A representação desse pesadelo chega à tela de forma errática, não envolvente. O tédio que consome o personagem pouco colabora em oferecer ao espectador uma expectativa de mudança. Quando Lee e Eugene (Drew Starkey, da série Outer Banks, 2020-2024, revelando maturidade impressionante) se juntam, é visível ser por mais uma ausência de outras atrações do que pelo genuíno anseio deste em do outro se aproximar. A partir do momento em que ambos se colocam em trânsito, a trama adquire uma nova dinâmica, e é de se esperar que outros elementos sejam agregados ao conjunto. Tola esperança. Seja no México, no Equador ou no interior da Floresta Amazônica, o marasmo permanece. E o que se mantém além dessa inabilidade de se posicionar, seja um com o outro, seja o protagonista frente ao mundo? Guadagnino se mostra tão determinado a perseguir um ritmo tão oposto ao do seu trabalho anterior (Rivais, 2024), que é como se um fosse reflexo imediato a uma estafa provocada pelo antecessor. Assim, pode até ter mirado na reflexão delicada de Me Chame Pelo Seu Nome (2017), mas o que consegue é a pretensão vazia de uma minissérie como We Are Who We Are (2020), que muito propõe, mas pouco desenvolve.
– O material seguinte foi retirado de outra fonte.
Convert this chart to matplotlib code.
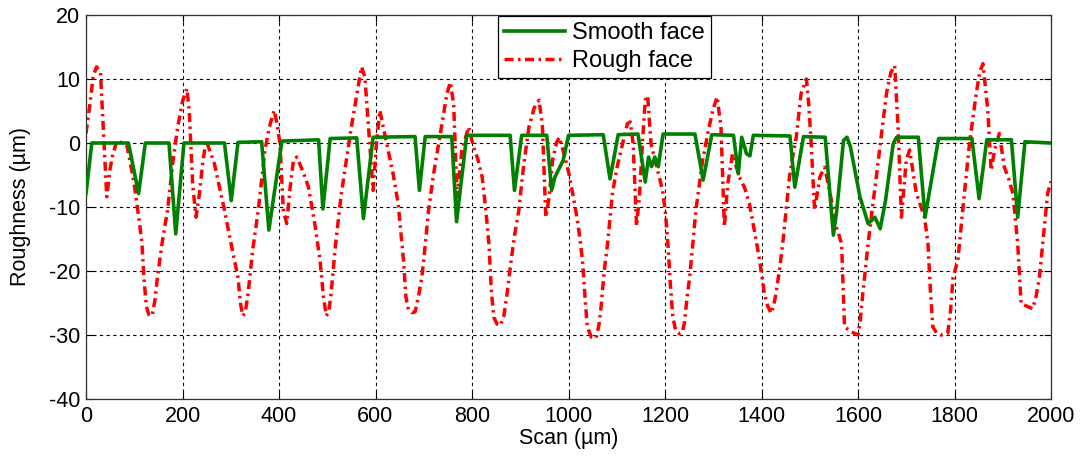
import matplotlib
matplotlib.use('Agg')
import matplotlib.pyplot as plt

plt.rcParams['font.family'] = ['Liberation Sans', 'DejaVu Sans']
plt.rcParams['axes.unicode_minus'] = False

# rough face profile: (scan um, roughness um)
rough_profile = [
    (0, 1.5), (8, 6), (15, 10.5), (22, 11.9), (30, 11), (36, 2), (43, -8.4), (50, -4), (55, -2),
    (64, 0.4), (85, -0.4), (99, -6), (110, -12), (116, -15.7), (120, -21), (125, -25.5),
    (130, -26.8), (137, -27), (143, -24.5), (148, -21), (158, -15.5), (169, -10.5), (180, -3),
    (190, 2.5), (200, 6.5), (209, 8.5), (214, 5), (221, -6.4), (228, -11.6), (235, -8), (242, -3),
    (249, 0.4), (266, -3.2), (287, -10.5), (300, -15.5), (315, -21), (320, -25), (325, -27),
    (330, -26.5), (336, -23.5), (345, -17), (357, -10.5), (371, -1.1), (380, 2.5), (390, 5.1),
    (396, 3), (402, -0.1), (409, -10.5), (416, -12.6), (423, -7), (430, -2.7), (437, -2.2),
    (450, -4.5), (461, -6.9), (475, -13), (485, -18.3), (492, -24), (498, -27), (503, -26.5),
    (508, -23.5), (517, -16), (529, -8), (540, -2.5), (550, 2.5), (560, 7), (571, 11.9),
    (578, 10.3), (588, -0.1), (595, -7.4), (602, 0), (609, 5.1), (616, 2.5), (626, -1.1),
    (637, -5), (647, -9.5), (658, -18.3), (663, -24), (668, -26), (675, -26.5), (682, -26.4),
    (689, -24), (696, -21), (703, -16), (710, -10.5), (720, -5), (731, -0.1), (740, 4), (748, 7.7),
    (755, 9.5), (762, 6.1), (769, -8.4), (779, -1.1), (793, 2.5), (803, -0.6), (812, -2.5),
    (821, -5.3), (828, -10), (835, -15.7), (840, -23), (845, -27.2), (852, -28.3), (859, -28.5),
    (866, -27), (872, -24), (880, -19), (888, -14.5), (897, -10.5), (907, -3.5), (918, 2.5),
    (929, 5.5), (939, 6.7), (946, 2.5), (953, -11.6), (960, -8.4), (967, -2.7), (975, 0),
    (981, 0.9), (990, -1.5), (1001, -4.8), (1015, -10.5), (1022, -14), (1029, -18.3), (1035, -25),
    (1039, -28.7), (1047, -30.3), (1057, -30.5), (1063, -28.5), (1067, -26), (1074, -20),
    (1081, -15.7), (1091, -7.9), (1100, -4), (1109, -1.1), (1122, 3), (1128, 3.3), (1134, -0.1),
    (1141, -13), (1147, -8.4), (1154, 0.9), (1159, 6.7), (1164, 7.4), (1171, -0.1), (1181, -3.2),
    (1195, -7.4), (1201, -11), (1206, -15.7), (1211, -22), (1216, -27), (1222, -29.3),
    (1230, -29.8), (1236, -29.5), (1240, -28.2), (1246, -24), (1251, -21), (1258, -15.5),
    (1264, -10.5), (1278, -2.7), (1290, 2), (1299, 5.1), (1308, 7.2), (1316, 2.5), (1323, -13.1),
    (1330, -6.4), (1340, -1.7), (1354, -5.3), (1365, -7), (1375, -9.5), (1386, -14), (1396, -18.3),
    (1406, -23.5), (1413, -25.5), (1420, -26.6), (1425, -25.5), (1430, -23.5), (1437, -20),
    (1444, -15.7), (1451, -10.5), (1458, -5.3), (1465, -2), (1472, 0.9), (1482, 7.7), (1493, 10),
    (1498, 6), (1503, -0.1), (1510, -10.5), (1521, -5.3), (1531, -3.8), (1541, -7.4),
    (1555, -13.1), (1566, -15.7), (1569, -22), (1572, -28.7), (1586, -29.5), (1600, -30),
    (1605, -27.5), (1610, -23.5), (1621, -15.7), (1630, -10), (1638, -5.3), (1648, 1), (1659, 7.7),
    (1668, 11), (1676, 12.1), (1683, 2.5), (1690, -11.6), (1700, -2.7), (1707, -1.1), (1721, -7.9),
    (1738, -11.6), (1745, -15.7), (1750, -23), (1755, -28.7), (1763, -29.7), (1772, -30),
    (1786, -29.7), (1792, -26), (1797, -21), (1807, -18.3), (1817, -10.5), (1831, -0.1),
    (1845, 7.7), (1852, 11), (1859, 12.4), (1869, 5.1), (1876, -4.3), (1883, -1.1), (1893, 1.5),
    (1903, -3.7), (1912, -5.5), (1921, -7.9), (1931, -15.7), (1938, -25.1), (1950, -25.5),
    (1962, -25.9), (1969, -24), (1976, -21), (1985, -14), (1993, -7.9), (2000, -6),
]

# smooth face profile
smooth_profile = [
    (0, -7.9), (12, 0), (88, 0), (109, -7.9), (123, 0), (172, 0), (186, -14.2), (203, 0), (287, 0),
    (301, -9), (315, 0.1), (364, 0.2), (379, -13.6), (406, 0.3), (482, 0.5), (491, -10.3),
    (506, 0.7), (561, 0.8), (575, -11.8), (595, 0.9), (682, 1), (691, -7.4), (703, 1), (758, 1),
    (768, -12.3), (789, 1.2), (879, 1.2), (888, -7.4), (903, 1.2), (955, 1.2), (965, -7.4),
    (972, -5.3), (989, -2.7), (1000, 1.2), (1072, 1.3), (1086, -5.6), (1103, 1.3), (1144, 1.4),
    (1159, -6.1), (1166, -2.2), (1172, -3.7), (1179, -2.2), (1186, -3.7), (1196, 1.4), (1262, 1.4),
    (1279, -5.8), (1297, 1.3), (1342, 1.2), (1352, -4.8), (1359, 0.9), (1369, -1.7), (1376, -2),
    (1383, 1.2), (1459, 1.1), (1469, -6.9), (1487, 1), (1532, 0.9), (1549, -14.4), (1556, -10.5),
    (1570, 0.4), (1577, 0.9), (1584, -0.5), (1604, -8.4), (1621, -12.6), (1635, -11.6),
    (1646, -13.4), (1657, -9), (1673, -0.1), (1680, 0.9), (1725, 0.9), (1739, -11.6), (1767, 0.7),
    (1836, 0.7), (1851, -8.7), (1867, 0.5), (1918, 0.5), (1931, -11.6), (1946, 0.2), (2000, 0),
]

xticks = list(range(0, 2001, 200))
yticks = list(range(-40, 21, 10))

rough_x = [p[0] for p in rough_profile]
rough_y = [p[1] for p in rough_profile]
smooth_x = [p[0] for p in smooth_profile]
smooth_y = [p[1] for p in smooth_profile]

fig = plt.figure(figsize=(10.85, 4.66), dpi=100)
ax = fig.add_axes([86 / 1085, 1 - 399 / 466, 965 / 1085, 384 / 466])

ax.plot(smooth_x, smooth_y, color='#008000', lw=2.6, label='Smooth face', zorder=3)
ax.plot(rough_x, rough_y, color='#ff0000', lw=2.5, dashes=(2.6, 1.3, 0.7, 1.3),
        label='Rough face', zorder=2)

ax.set_xlim(0, 2000)
ax.set_ylim(-40, 20)
ax.set_xticks(xticks)
ax.set_yticks(yticks)
ax.grid(True, color='black', linestyle=(0, (3, 3)), lw=0.8)
ax.tick_params(direction='in', top=True, right=True, labelsize=15.5, length=5)
ax.tick_params(axis='x', pad=5)
ax.tick_params(axis='y', pad=4)
for s in ax.spines.values():
    s.set_linewidth(0.9)
    s.set_color('#333333')

ax.set_xlabel('Scan (\u00b5m)', fontsize=15.5, labelpad=1)
ax.set_ylabel('Roughness (\u00b5m)', fontsize=15.5, labelpad=13)

leg = ax.legend(loc='upper left', bbox_to_anchor=(0.427, 0.997), fontsize=17,
                fancybox=False, framealpha=1, edgecolor='black', handlelength=2.6,
                borderpad=0.25, labelspacing=0.25, handletextpad=0.3, borderaxespad=0)
leg.get_frame().set_linewidth(0.9)

fig.savefig('out.png', dpi=100)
Portanto, se o cineasta resvala em suas próprias ambições, é de se ressaltar o desempenho de Craig, revelando por meio de uma composição tão sólida, quanto delicada, um manancial de possibilidades que há muito sua arte não permitia vislumbrar. O desespero quieto que esconde por detrás dos óculos translúcidos encontra eco na obstinação por se alienar até mesmo dos poucos prazeres a que ainda acredita ter direito, em uma combinação entre personagem e intérprete que surpreende na mesma medida em que revela. Por outro lado, o que dizer da presença caricata de Jason Schwartzman (como o melhor amigo, Joe), investindo em clichês em um pastiche mais próximo do besteirol do que de qualquer tipo de veracidade? Assim, errando tanto quanto acerta, Queer encerra sua jornada com pouco restando à mesa, deixando como herança um discurso tão desprovido de relevância quanto o descarte dos tipos reunidos, que vivem de uma glória passada que de forma alguma encontra ressonância num hoje que não os reconhece, como também deles pouca falta sente.